La jurisprudence ultérieure a confirmé cette approche en précisant les conditions d’efficacité des clauses de signature. Un arrêt rendu par la Première chambre civile du 4 février 2003 illustre parfaitement cette exigence de rigueur dans l’application de ces stipulations (Cass. 1ère civ. 4 févr. 2003, n°99-17.993).
En l’espèce, un souscripteur avait adhéré à un contrat d’assurance-vie le 23 décembre 1994. L’assureur avait accepté la proposition par lettre du 23 janvier 1995, précisant que l’admission aux garanties demeurait subordonnée au respect d’une “clause délai de régularisation” selon laquelle “il est de convention expresse que si le présent contrat n’était pas retourné régularisé dans un délai maximum de deux mois à compter de sa date d’émission, il serait considéré comme n’ayant jamais existé“. Le contrat n’étant parvenu au domicile du souscripteur que le 5 février 1995, jour de son décès, il n’avait pu être régularisé dans le délai imparti.
Les héritiers soutenaient que le contrat était parfait dès l’acceptation de l’assureur le 23 janvier 1995, conformément au principe consensuel, et que la réalisation du risque avant l’expiration du délai de régularisation ne pouvait remettre en cause cette formation.

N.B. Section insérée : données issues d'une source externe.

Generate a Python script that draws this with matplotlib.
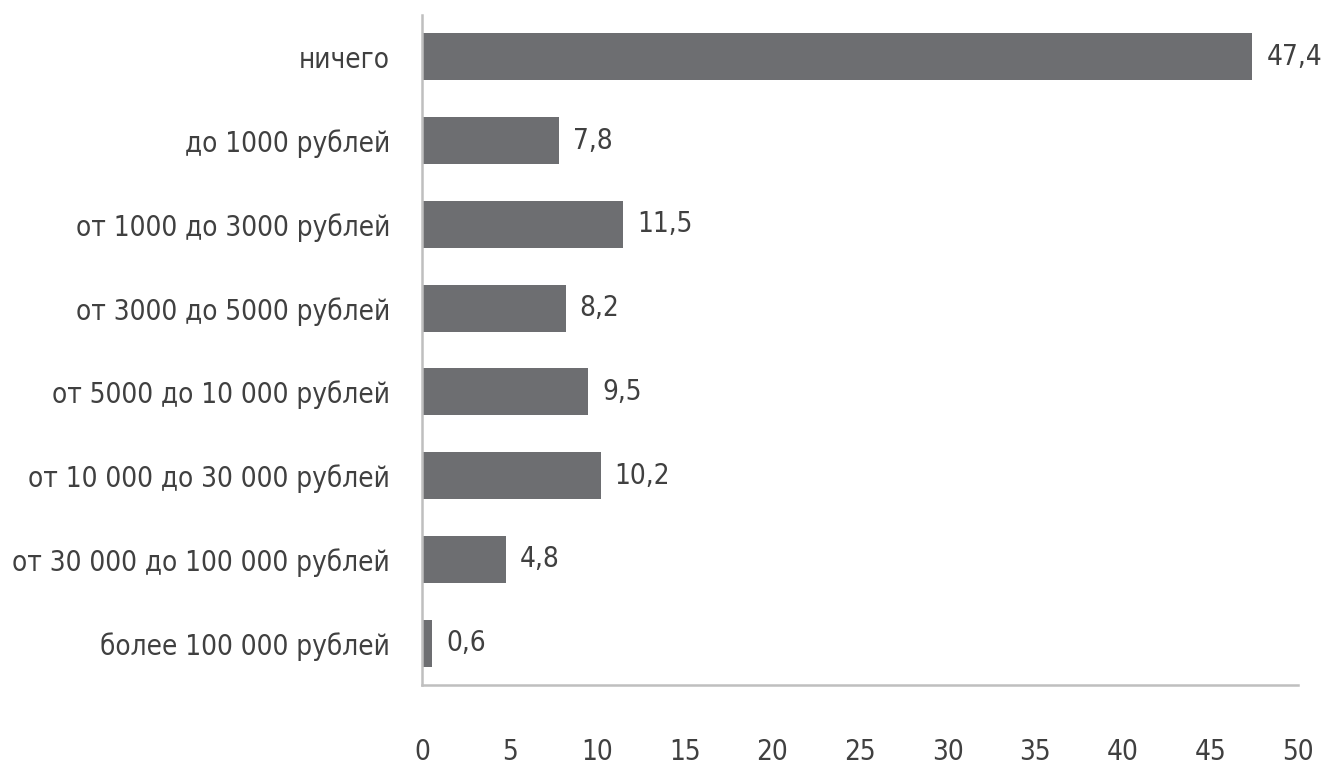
import matplotlib
matplotlib.use('Agg')
import matplotlib.pyplot as plt
from matplotlib import font_manager

# ищем узкий шрифт с кириллицей
narrow = None
for f in font_manager.fontManager.ttflist:
    fn = f.fname.lower()
    if ('narrow' in fn or 'condensed' in fn) and 'bold' not in fn and 'italic' not in fn \
            and 'oblique' not in fn and 'light' not in fn:
        if narrow is None or 'liberation' in fn:
            narrow = f

label_size = 20
if narrow is not None:
    matplotlib.rcParams['font.family'] = [narrow.name, 'DejaVu Sans']
    matplotlib.rcParams['font.stretch'] = narrow.stretch
else:
    matplotlib.rcParams['font.family'] = ['Liberation Sans', 'DejaVu Sans']
    label_size = 18

# данные
categories = ['ничего', 'до 1000 рублей', 'от 1000 до 3000 рублей',
              'от 3000 до 5000 рублей', 'от 5000 до 10 000 рублей',
              'от 10 000 до 30 000 рублей', 'от 30 000 до 100 000 рублей',
              'более 100 000 рублей']
values = [47.4, 7.8, 11.5, 8.2, 9.5, 10.2, 4.8, 0.6]
x_ticks = [0, 5, 10, 15, 20, 25, 30, 35, 40, 45, 50]

text_color = '#404040'
bar_color = '#6d6e71'
axis_color = '#bfbfbf'

fig = plt.figure(figsize=(13.29, 7.70), dpi=100)
ax = fig.add_axes([0.3175, 0.1104, 0.6592, 0.8701])

pos = list(range(len(categories)))
ax.barh(pos, values, height=0.56, color=bar_color)

for y, v in zip(pos, values):
    ax.annotate(f'{v:.1f}'.replace('.', ','), (v, y), xytext=(10, 0),
                textcoords='offset points', va='center', ha='left',
                fontsize=label_size, color=text_color)

ax.set_ylim(len(categories) - 0.5, -0.5)
ax.set_xlim(0, 50)
ax.set_yticks(pos)
ax.set_yticklabels(categories)
ax.set_xticks(x_ticks)

ax.tick_params(axis='both', length=0, labelsize=label_size, colors=text_color)
ax.tick_params(axis='x', pad=38)
ax.tick_params(axis='y', pad=23)

for side in ['top', 'right']:
    ax.spines[side].set_visible(False)
for side in ['left', 'bottom']:
    ax.spines[side].set_color(axis_color)
    ax.spines[side].set_linewidth(1.8)

plt.savefig('out.png', dpi=100)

La Cour de cassation a rejeté cette argumentation en considérant que les juges du fond avaient “souverainement interprété le contrat établi à la suite de la proposition d’adhésion” et ne fait que l’appliquer. Cette solution valide l’efficacité des clauses de signature lorsque leurs termes sont précis et leurs conditions scrupuleusement respectées, même dans des circonstances particulièrement dramatiques.
Cette jurisprudence témoigne de la rigueur avec laquelle les tribunaux appliquent les stipulations dérogatoires au principe du consensualisme. Elle confirme que la liberté contractuelle, une fois exercée, produit ses pleins effets juridiques, y compris lorsque les conséquences peuvent paraître sévères.